新進気鋭デイミアン・チャゼル監督の演出の数々
この映画の上映時間は126分と短くありません。その上、ありきたりのストーリーともなれば退屈になりがちです。
ですが、この映画はテンポの良さと演出や見せ方によって、あっという間にエンディングを迎えます。
ここがデイミアン・チャゼル監督のスゴさだと思います。
この監督は、前作でアカデミー賞5部門にノミネートされた「セッション」で一躍注目を集めた監督で、ご存知の方も多いのではないでしょうか。
チャゼル監督の経歴はといいますと、幼い頃から映画を作ることを夢見ており、高校時代はミュージシャンになろうして音楽に明け暮れ、大学はハーバード大学の視覚環境学部で最先端の映画製作方法を勉強するという、まさに音楽映画を撮るためにあるような人です。
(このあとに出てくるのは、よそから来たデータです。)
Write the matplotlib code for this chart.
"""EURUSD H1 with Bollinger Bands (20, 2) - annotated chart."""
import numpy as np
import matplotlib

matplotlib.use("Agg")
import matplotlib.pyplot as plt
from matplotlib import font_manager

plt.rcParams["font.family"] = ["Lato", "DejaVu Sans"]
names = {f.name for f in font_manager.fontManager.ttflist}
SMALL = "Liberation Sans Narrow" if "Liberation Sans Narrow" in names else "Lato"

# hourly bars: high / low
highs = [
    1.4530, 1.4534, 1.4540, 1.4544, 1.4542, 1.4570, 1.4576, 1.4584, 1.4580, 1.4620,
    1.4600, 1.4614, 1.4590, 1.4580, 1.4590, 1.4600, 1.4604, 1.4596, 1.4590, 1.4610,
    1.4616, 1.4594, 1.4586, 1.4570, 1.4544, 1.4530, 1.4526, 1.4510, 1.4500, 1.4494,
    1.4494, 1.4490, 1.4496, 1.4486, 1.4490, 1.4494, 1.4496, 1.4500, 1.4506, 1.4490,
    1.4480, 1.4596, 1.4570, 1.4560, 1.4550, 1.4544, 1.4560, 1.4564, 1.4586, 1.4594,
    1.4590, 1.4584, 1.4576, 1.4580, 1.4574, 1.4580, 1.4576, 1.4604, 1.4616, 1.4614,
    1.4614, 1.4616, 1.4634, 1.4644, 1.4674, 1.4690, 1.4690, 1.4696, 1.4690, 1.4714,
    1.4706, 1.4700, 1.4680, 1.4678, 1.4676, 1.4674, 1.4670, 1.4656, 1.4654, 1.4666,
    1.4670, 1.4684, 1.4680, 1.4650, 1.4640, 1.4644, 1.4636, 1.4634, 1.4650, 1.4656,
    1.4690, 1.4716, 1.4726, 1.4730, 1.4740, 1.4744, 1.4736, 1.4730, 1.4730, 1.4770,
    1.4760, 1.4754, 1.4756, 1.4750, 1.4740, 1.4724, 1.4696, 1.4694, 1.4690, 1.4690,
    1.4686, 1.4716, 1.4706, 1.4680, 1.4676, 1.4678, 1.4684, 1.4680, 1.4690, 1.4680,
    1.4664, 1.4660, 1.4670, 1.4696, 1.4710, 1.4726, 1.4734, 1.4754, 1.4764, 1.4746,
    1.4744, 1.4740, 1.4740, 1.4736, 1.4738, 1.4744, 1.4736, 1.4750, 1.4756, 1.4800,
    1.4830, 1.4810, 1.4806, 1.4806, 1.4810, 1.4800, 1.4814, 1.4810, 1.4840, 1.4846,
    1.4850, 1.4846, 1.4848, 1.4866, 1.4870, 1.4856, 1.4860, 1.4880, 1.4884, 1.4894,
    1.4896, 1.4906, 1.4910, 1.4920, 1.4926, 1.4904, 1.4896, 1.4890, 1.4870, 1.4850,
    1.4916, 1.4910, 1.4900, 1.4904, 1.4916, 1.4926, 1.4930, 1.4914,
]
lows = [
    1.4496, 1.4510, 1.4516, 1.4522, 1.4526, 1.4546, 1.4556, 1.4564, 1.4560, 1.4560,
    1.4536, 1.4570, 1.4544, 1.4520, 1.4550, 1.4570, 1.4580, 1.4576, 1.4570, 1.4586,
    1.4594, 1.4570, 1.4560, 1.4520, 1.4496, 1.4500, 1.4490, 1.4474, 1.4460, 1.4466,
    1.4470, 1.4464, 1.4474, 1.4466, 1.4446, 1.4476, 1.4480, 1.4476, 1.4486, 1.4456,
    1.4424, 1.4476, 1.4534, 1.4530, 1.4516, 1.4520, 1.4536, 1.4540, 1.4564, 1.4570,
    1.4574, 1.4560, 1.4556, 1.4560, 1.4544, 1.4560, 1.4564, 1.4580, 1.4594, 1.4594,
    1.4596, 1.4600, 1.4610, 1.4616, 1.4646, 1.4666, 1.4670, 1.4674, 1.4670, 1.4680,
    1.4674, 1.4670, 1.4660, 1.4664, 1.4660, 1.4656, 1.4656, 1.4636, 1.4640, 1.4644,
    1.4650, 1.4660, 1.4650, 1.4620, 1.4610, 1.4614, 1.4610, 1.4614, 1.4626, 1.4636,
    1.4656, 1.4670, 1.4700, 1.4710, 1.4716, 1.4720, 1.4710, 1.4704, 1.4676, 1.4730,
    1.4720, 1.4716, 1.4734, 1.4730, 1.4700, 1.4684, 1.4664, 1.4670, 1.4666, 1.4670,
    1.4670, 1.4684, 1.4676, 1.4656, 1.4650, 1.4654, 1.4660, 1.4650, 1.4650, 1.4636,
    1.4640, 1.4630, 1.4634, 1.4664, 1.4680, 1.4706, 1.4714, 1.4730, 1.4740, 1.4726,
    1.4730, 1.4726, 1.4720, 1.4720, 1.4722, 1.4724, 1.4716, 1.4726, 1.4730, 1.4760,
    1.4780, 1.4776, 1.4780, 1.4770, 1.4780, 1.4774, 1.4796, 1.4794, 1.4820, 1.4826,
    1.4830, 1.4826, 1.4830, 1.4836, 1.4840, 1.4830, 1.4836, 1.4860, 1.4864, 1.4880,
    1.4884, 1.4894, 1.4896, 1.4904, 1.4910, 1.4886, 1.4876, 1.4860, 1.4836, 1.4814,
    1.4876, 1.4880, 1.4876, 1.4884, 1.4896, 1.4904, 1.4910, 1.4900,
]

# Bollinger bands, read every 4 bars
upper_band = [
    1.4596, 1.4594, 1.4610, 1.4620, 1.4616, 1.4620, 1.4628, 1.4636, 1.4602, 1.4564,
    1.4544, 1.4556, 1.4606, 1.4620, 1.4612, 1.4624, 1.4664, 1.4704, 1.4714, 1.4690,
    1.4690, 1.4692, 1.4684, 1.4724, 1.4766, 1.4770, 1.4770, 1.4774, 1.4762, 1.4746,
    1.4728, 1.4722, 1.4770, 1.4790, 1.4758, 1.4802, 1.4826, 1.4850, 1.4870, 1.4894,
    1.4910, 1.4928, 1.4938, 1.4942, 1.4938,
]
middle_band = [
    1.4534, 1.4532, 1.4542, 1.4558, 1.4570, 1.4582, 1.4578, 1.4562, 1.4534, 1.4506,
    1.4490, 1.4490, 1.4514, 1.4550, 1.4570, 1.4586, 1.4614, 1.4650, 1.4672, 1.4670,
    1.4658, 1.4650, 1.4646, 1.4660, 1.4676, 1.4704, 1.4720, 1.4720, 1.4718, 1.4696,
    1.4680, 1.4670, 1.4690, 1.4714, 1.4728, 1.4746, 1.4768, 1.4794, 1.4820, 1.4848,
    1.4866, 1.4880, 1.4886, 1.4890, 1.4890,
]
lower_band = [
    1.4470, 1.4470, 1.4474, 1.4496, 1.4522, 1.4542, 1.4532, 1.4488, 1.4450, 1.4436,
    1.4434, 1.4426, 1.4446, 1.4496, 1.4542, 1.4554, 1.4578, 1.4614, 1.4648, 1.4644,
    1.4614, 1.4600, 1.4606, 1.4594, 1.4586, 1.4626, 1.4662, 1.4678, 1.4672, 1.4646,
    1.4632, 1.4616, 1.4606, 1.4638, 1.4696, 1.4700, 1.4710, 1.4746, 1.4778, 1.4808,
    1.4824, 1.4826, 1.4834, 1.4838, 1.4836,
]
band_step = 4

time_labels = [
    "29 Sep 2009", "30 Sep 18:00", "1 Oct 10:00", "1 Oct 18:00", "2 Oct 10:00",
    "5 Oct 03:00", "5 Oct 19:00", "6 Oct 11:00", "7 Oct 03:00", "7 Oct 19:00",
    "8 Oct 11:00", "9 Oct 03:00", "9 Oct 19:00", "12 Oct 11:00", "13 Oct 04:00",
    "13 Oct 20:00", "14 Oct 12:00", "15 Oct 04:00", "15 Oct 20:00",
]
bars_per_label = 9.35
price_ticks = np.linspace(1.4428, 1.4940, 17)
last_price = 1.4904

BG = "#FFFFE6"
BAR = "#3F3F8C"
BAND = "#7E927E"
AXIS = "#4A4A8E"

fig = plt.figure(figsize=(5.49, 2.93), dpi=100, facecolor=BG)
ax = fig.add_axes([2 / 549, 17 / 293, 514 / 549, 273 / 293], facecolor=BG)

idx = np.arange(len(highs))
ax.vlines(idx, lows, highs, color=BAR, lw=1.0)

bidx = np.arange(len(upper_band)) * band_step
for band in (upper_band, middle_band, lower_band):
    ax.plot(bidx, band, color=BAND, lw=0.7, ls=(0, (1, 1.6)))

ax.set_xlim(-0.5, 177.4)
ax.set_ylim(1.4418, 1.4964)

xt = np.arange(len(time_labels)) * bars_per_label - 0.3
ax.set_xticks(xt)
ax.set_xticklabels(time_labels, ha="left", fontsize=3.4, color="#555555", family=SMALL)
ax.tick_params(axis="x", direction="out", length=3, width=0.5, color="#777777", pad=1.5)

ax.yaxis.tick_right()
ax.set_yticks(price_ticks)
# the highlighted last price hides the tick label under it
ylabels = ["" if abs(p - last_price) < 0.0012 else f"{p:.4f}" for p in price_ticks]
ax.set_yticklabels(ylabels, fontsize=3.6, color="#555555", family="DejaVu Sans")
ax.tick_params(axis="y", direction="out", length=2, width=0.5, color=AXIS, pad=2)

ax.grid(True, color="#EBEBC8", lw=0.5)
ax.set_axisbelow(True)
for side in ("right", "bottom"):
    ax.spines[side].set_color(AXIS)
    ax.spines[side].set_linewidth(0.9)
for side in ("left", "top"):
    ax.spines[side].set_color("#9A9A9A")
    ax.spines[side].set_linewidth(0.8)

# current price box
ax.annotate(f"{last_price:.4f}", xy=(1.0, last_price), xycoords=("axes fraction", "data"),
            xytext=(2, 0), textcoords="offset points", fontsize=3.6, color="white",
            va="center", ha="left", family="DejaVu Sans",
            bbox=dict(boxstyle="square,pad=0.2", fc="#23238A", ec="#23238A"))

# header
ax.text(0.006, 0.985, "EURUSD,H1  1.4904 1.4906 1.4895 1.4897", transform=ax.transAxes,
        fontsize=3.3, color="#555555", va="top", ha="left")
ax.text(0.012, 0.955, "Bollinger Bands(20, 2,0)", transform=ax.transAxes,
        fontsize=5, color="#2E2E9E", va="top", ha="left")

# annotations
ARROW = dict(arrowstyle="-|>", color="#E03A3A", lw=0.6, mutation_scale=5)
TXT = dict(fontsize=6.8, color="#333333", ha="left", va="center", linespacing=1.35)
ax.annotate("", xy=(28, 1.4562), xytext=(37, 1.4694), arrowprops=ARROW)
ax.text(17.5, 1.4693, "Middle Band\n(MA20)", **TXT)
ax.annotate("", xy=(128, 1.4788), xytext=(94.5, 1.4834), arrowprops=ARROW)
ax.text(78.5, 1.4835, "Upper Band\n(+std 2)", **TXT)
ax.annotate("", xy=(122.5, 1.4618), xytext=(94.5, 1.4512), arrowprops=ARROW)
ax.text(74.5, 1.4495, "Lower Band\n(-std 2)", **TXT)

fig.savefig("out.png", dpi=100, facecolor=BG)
さらに前作「セッション」で映画監督としての才能に疑いの余地がないことは既に証明されています。
そんな監督が繰り出すありとあらゆる撮り方、
見せ方に注目するだけでも十分に楽しめます。
また本編内に過去の映画の様々なオマージュなどが散りばめられており、監督の映画や音楽への愛が溢れています。
映画が好きな方ならこういった場面を探すのも楽しいと思います。
噛ませのための曲が良曲すぎて噛ませになりきれていない(笑
セバスチャンがジャズバー開業の資金を得るために渋々加わるバンドで演奏される曲は、ザ・メッセンジャーズが演奏する楽曲『START A FIRE』です。
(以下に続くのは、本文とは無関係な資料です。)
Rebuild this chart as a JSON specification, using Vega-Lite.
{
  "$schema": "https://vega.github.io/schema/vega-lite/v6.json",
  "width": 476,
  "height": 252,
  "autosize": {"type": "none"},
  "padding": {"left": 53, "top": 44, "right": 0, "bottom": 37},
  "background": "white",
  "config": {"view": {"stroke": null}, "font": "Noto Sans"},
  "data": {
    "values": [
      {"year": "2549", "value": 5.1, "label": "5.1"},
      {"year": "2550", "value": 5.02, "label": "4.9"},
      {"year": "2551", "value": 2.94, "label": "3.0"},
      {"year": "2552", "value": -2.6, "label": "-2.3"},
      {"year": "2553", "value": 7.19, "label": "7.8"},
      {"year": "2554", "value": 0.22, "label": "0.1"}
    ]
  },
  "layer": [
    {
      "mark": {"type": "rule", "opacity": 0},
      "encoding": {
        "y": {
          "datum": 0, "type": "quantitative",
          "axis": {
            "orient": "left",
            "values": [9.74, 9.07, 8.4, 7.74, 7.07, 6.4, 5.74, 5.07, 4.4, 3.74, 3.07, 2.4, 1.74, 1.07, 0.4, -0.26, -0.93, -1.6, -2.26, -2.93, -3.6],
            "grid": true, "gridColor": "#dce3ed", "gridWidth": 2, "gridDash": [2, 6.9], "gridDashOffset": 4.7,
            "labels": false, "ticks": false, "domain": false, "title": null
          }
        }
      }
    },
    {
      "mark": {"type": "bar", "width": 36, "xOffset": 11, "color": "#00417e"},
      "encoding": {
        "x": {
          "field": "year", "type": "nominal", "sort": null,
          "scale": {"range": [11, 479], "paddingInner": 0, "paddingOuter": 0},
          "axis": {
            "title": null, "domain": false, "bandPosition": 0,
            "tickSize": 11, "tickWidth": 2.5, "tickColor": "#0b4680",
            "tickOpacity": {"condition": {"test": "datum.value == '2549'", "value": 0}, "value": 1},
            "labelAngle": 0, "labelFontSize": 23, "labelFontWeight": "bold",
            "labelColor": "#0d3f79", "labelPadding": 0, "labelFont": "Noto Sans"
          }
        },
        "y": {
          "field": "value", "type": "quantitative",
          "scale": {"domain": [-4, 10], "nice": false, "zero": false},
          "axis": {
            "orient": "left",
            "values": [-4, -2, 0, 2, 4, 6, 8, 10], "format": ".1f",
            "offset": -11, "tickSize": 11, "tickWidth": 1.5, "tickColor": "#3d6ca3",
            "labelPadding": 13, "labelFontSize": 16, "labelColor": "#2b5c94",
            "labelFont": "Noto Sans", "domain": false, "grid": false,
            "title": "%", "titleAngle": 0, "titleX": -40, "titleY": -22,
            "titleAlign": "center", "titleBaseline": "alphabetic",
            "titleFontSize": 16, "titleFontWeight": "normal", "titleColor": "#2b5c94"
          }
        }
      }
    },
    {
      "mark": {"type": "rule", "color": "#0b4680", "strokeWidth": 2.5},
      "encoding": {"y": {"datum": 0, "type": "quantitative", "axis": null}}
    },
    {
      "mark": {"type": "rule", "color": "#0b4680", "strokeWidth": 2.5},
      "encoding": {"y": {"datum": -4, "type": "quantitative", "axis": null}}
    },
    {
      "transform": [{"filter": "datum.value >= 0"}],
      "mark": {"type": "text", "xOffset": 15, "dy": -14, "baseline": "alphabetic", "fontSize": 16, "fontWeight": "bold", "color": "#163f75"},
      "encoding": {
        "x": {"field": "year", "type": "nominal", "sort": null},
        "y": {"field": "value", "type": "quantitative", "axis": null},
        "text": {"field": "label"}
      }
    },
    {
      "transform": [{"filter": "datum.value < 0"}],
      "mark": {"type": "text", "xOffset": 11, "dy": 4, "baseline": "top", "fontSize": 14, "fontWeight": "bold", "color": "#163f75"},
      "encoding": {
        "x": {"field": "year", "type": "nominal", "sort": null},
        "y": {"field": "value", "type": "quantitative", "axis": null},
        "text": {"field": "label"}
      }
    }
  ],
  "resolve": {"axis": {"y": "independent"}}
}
バンドへ勧誘するバンドのリーダーであるキースを演じるグラミー歌手ジョン・レジェンドが制作したこの曲は映画のサントラにも入っていますが、ラジオのヒットチャートから流れてくるような良曲です。
劇中のライブのシーンではノリノリの観客の中、ミアだけが戸惑いの表情を浮かべますが全く感情移入できません。
この曲が良曲すぎてむしろノリノリの観客側の気持ちになってしまうからです。
キースは、ジャズの名プレイヤーの名を挙げながら「彼らは革新者だった」と言い、「音楽は常に新しいものを取り入れて進化しなければならない」と語りますが、これは本当に説得力がありセバスチャンが間違ったことをやろうとしているように見えてきます。
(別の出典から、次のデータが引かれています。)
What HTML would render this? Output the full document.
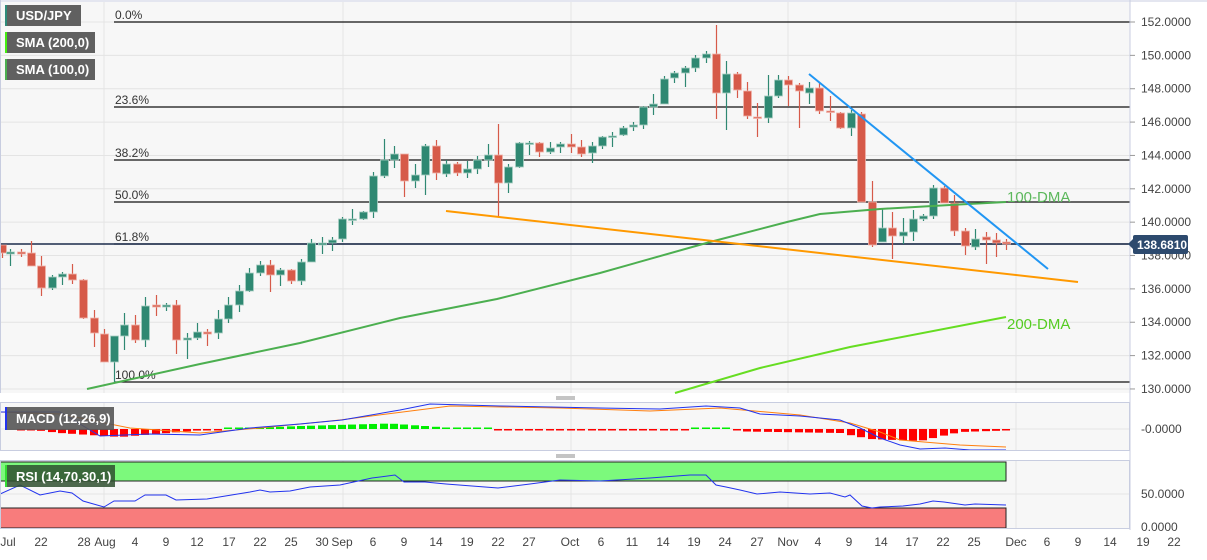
<!DOCTYPE html>
<html><head><meta charset="utf-8">
<style>
html,body{margin:0;padding:0;background:#fff;}
body{width:1207px;height:555px;overflow:hidden;font-family:"Liberation Sans",sans-serif;}
svg text{font-family:"Liberation Sans",sans-serif;}
</style></head>
<body>
<svg id="s" width="1207" height="555" xmlns="http://www.w3.org/2000/svg">
<rect x="0" y="2" width="1130" height="391" fill="#f7f7f7"/>
<rect x="0" y="402" width="1130" height="49" fill="#f7f7f7"/>
<rect x="0" y="461" width="1130" height="67" fill="#f7f7f7"/>
<g id="grid" stroke="#e4e4e4" stroke-width="1"></g>
<g id="bands">
<rect x="0" y="462" width="1006" height="19" fill="#7cf97c" stroke="#222" stroke-width="1"/>
<rect x="0" y="508" width="1006" height="20" fill="#f87c7c" stroke="#222" stroke-width="1"/>
</g>
<g id="fib" stroke="#111" stroke-width="1.2"></g>
<line x1="0" y1="244" x2="1130" y2="244" stroke="#1c2c4c" stroke-width="1.5"/>
<g id="candles"></g>
<polyline fill="none" stroke="#4caf50" stroke-width="2" points="87,389 200,364 300,343 400,318 497,299 600,273 710,242 787,222 820,214 880,209 950,205 1006,202"/>
<polyline fill="none" stroke="#66dd22" stroke-width="2" points="675,393 760,368 850,347 1006,317"/>
<line x1="446" y1="211" x2="1078" y2="282" stroke="#ff9900" stroke-width="2"/>
<line x1="809" y1="74" x2="1048" y2="269" stroke="#2196f3" stroke-width="2"/>
<text x="1007" y="202" font-size="15" fill="#5cb85c">100-DMA</text>
<text x="1007" y="329" font-size="15" fill="#55cc22">200-DMA</text>
<g id="hist"></g>
<polyline fill="none" stroke="#ff7f0e" stroke-width="1" points="0,412 60,414 130,428 200,433 260,428 340,420 450,406 560,408 650,411 720,408 800,415 850,423 880,432 900,440 960,445 1006,447"/>
<polyline fill="none" stroke="#2233ee" stroke-width="1" points="0,412 60,412 100,436 150,434 200,435 250,428 300,424 342,420 400,410 430,404 500,406 600,408 660,409 706,406 740,408 760,414 800,416 840,420 860,428 880,438 900,445 920,449 945,448 970,450 1006,450"/>
<polyline fill="none" stroke="#2233ee" stroke-width="1" points="0,494 20,485 40,495 60,491 72,493 83,501 104,507 114,501 135,501 145,495 166,495 176,500 207,499 250,492 260,490 270,492 290,491 310,487 340,485 372,478 395,475 404,482 425,482 446,484 498,488 530,484 560,480 600,481 650,478 690,475 706,475 716,485 726,487 740,490 757,494 780,492 810,494 830,493 845,497 850,495 862,506 872,508 880,507 903,506 920,504 933,501 944,502 965,505 975,504 1006,505"/>
<g stroke="#888" stroke-width="1"><line x1="556" y1="397" x2="575" y2="397"/><line x1="556" y1="399" x2="575" y2="399"/><line x1="556" y1="455" x2="575" y2="455"/><line x1="556" y1="457" x2="575" y2="457"/></g>
<g stroke="#c8cde0" stroke-width="1" fill="none">
<line x1="1130" y1="0" x2="1130" y2="530"/>
<rect x="0.5" y="402.5" width="1129" height="48"/>
<rect x="0.5" y="460.5" width="1129" height="68"/>
<line x1="0" y1="1" x2="1207" y2="1"/>
<line x1="0.5" y1="0" x2="0.5" y2="393"/>
</g>
<g id="ylab" font-size="12" fill="#444"></g>
<rect x="1133" y="235" width="55" height="19" rx="2" fill="#2d4a6e"/>
<polygon points="1128,244 1133,239 1133,249" fill="#2d4a6e"/>
<text x="1137" y="249" font-size="12" font-weight="bold" fill="#fff">138.6810</text>
<g id="xlab" font-size="12" fill="#444" text-anchor="middle"></g>
<g font-size="13" font-weight="bold" fill="#fff">
<rect x="5" y="5" width="76" height="21" fill="#606060"/><rect x="5" y="5" width="2" height="21" fill="#2e8b7a"/><text x="16" y="20">USD/JPY</text>
<rect x="5" y="32" width="90" height="21" fill="#606060"/><rect x="5" y="32" width="2" height="21" fill="#44ee11"/><text x="16" y="47">SMA (200,0)</text>
<rect x="5" y="59" width="90" height="21" fill="#606060"/><rect x="5" y="59" width="2" height="21" fill="#4caf50"/><text x="16" y="74">SMA (100,0)</text>
<rect x="5" y="407" width="109" height="23" fill="#555" opacity="0.9"/><rect x="5" y="407" width="2" height="23" fill="#2233ee"/><text x="16" y="423">MACD (12,26,9)</text>
<rect x="5" y="465" width="110" height="22" fill="#2f4f2f" opacity="0.85"/><rect x="5" y="465" width="2" height="22" fill="#33dd33"/><text x="16" y="481">RSI (14,70,30,1)</text>
</g>
</svg>
<script>
var NS="http://www.w3.org/2000/svg";
function el(p,t,a,txt){var e=document.createElementNS(NS,t);for(var k in a)e.setAttribute(k,a[k]);if(txt)e.textContent=txt;document.getElementById(p).appendChild(e);return e;}
for(var v=130;v<=152;v+=2){var y=22+(152-v)*16.68;el('grid','line',{x1:0,y1:y,x2:1130,y2:y});}
[104,343,571,788,1016].forEach(function(x){el('grid','line',{x1:x,y1:2,x2:x,y2:393});el('grid','line',{x1:x,y1:402,x2:x,y2:451});el('grid','line',{x1:x,y1:461,x2:x,y2:528});});
el('grid','line',{x1:0,y1:429,x2:1130,y2:429});el('grid','line',{x1:0,y1:494,x2:1130,y2:494});
[[22,'0.0%'],[107,'23.6%'],[160,'38.2%'],[202,'50.0%'],[244,'61.8%'],[382,'100.0%']].forEach(function(f){el('fib','line',{x1:114,y1:f[0],x2:1130,y2:f[0]});el('fib','text',{x:115,y:f[0]-3,'font-size':12,fill:'#333',stroke:'none'},f[1]);});
for(var v=130;v<=152;v+=2){var y=22+(152-v)*16.68;el('ylab','line',{x1:1130,y1:y,x2:1135,y2:y,stroke:'#999'});el('ylab','text',{x:1141,y:y+4},v.toFixed(4));}
el('ylab','text',{x:1141,y:433},'-0.0000');el('ylab','text',{x:1141,y:498},'50.0000');el('ylab','text',{x:1141,y:531},'0.0000');
[[8,'Jul'],[41,'22'],[84,'28'],[105,'Aug'],[135,'4'],[166,'9'],[197,'12'],[229,'17'],[260,'22'],[291,'25'],[322,'30'],[342,'Sep'],[373,'6'],[404,'9'],[436,'14'],[467,'19'],[498,'22'],[529,'27'],[570,'Oct'],[601,'6'],[632,'11'],[663,'14'],[694,'19'],[725,'24'],[757,'27'],[788,'Nov'],[818,'4'],[849,'9'],[881,'14'],[912,'17'],[943,'22'],[974,'25'],[1016,'Dec'],[1047,'6'],[1078,'9'],[1110,'14'],[1143,'19'],[1174,'22']].forEach(function(l){el('xlab','text',{x:l[0],y:546},l[1]);});
var C=[[2,'r',245,253,245,258],[10,'g',252,254,249,266],[21,'r',252,254,249,257],[31,'r',253,266,241,266],[41,'r',266,288,256,296],[52,'g',277,288,275,290],[62,'g',274,277,272,285],[72,'r',274,280,264,284],[83,'r',280,318,279,319],[94,'r',318,333,310,347],[104,'r',334,362,329,362],[114,'g',336,362,336,382],[124,'g',325,336,313,350],[135,'r',325,340,315,343],[145,'g',306,340,297,347],[156,'r',305,307,295,316],[166,'g',305,307,303,311],[176,'r',305,340,300,354],[187,'g',338,340,333,359],[197,'g',332,338,323,340],[207,'r',332,334,329,346],[218,'g',319,333,310,339],[228,'g',305,319,297,323],[239,'g',291,305,285,312],[249,'g',273,291,268,292],[260,'g',265,273,261,276],[270,'r',265,275,260,292],[280,'g',270,275,268,286],[291,'r',270,281,269,284],
[301,'g',262,281,259,285],[311,'g',243,262,239,262],[322,'g',243,245,237,254],[332,'g',240,243,237,251],[342,'g',219,239,217,242],[352,'g',219,220,209,225],[363,'g',212,219,211,220],[373,'g',176,212,172,218],[384,'g',160,176,139,178],[394,'g',154,160,146,168],[404,'r',154,181,154,197],[415,'g',175,181,164,188],[425,'g',146,175,144,195],[436,'r',146,173,140,180],[446,'g',164,174,160,177],[457,'r',164,173,162,176],[467,'g',169,173,161,178],[477,'g',160,169,156,174],[488,'g',155,160,144,167],[498,'r',155,183,124,216],[508,'g',167,183,164,193],[519,'g',143,167,142,168],[529,'g',143,144,141,155],[539,'r',143,152,142,157],[550,'g',148,152,142,154],[560,'g',144,147,142,153],[571,'r',144,147,134,153],[581,'r',147,154,140,157],
[592,'g',146,153,142,163],[602,'g',137,146,136,149],[612,'g',136,137,132,147],[623,'g',128,135,126,136],[633,'g',125,127,122,131],[643,'g',107,125,106,129],[653,'g',104,107,94,115],[664,'g',79,104,76,104],[674,'g',73,78,71,83],[685,'g',68,73,66,87],[695,'g',58,68,55,72],[706,'g',54,58,51,63],[716,'r',54,93,25,119],[726,'g',74,93,61,130],[737,'r',74,90,72,98],[747,'r',91,116,82,119],[757,'r',117,118,103,137],[768,'g',96,118,75,123],[778,'g',80,96,75,98],[788,'r',80,85,76,106],[799,'r',85,91,83,128],[809,'g',88,93,82,104],[819,'r',88,111,82,114],[830,'r',111,112,96,121],[840,'r',113,128,112,129],[851,'g',113,128,110,136],[861,'r',114,202,112,202],[872,'r',202,245,181,247],[882,'g',228,242,209,242],[892,'r',228,236,212,259],[903,'g',232,236,218,244],[913,'g',219,232,210,241],[923,'g',216,219,214,221],[933,'g',188,216,185,219],[944,'r',188,203,186,203],[954,'r',203,231,195,236],[965,'r',231,246,228,255],[975,'g',239,247,229,250],[986,'r',237,240,232,264],[996,'r',240,243,233,257],[1006,'r',242,244,239,250]];
C.forEach(function(c){var col=c[1]=='g'?'#2f8872':'#d65a49';var sc=c[1]=='g'?'#a9cfc4':'#f0b3aa';
el('candles','line',{x1:c[0]+0.5,y1:c[4],x2:c[0]+0.5,y2:c[5],stroke:col,'stroke-width':1.2});
var h=Math.max(c[3]-c[2],1.5);el('candles','rect',{x:c[0]-3.5,y:c[2],width:8,height:h,fill:col,stroke:sc,'stroke-width':0.8});});
function hv(x){
 if(x<25)return 0.5; if(x<60)return (x-25)/35*4; if(x<120)return 4+(x-60)/60*4; if(x<210)return 8-(x-120)/90*7.5;
 if(x<225)return 0.5; if(x<300)return -(x-225)/75*3; if(x<390)return -3-(x-300)/90*2.5; if(x<460)return -5.5+(x-390)/70*5;
 if(x<490)return -0.5; if(x<690)return 1.5; if(x<730)return -1.5; if(x<745)return 0.5; if(x<840)return 2.5+(x-745)/95*1.5;
 if(x<870)return 4+(x-840)/30*6; if(x<920)return 10+(x-870)/50*2; if(x<960)return 12-(x-920)/40*9; return 3-(x-960)/46*1.5;}
C.forEach(function(c){if(c[0]<20)return;var v=hv(c[0]);var col=v>=0?'#ff0000':'#00ee00';
 var h=Math.max(Math.abs(v),1.5);var y=v>=0?429:429-h;el('hist','rect',{x:c[0]-4,y:y,width:8,height:h,fill:col});});
</script>
</body></html>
キースが有能すぎて、最終的にもうずっとこのバンドで良いじゃないという気持ちになってしまいます。
LA・LA・LANDを観終わっての感想
映画を観終わった感想としては、よく映画監督は「自分の作りたいものを作ると興行的には成功しない。
興行的に成功させるためには作りたくないものも作る必要もある」ということを聞きます。
それをセバスチャンに投影しているようにも感じました。
色々な見方ができる楽しい映画なので、是非実際にみてみてください。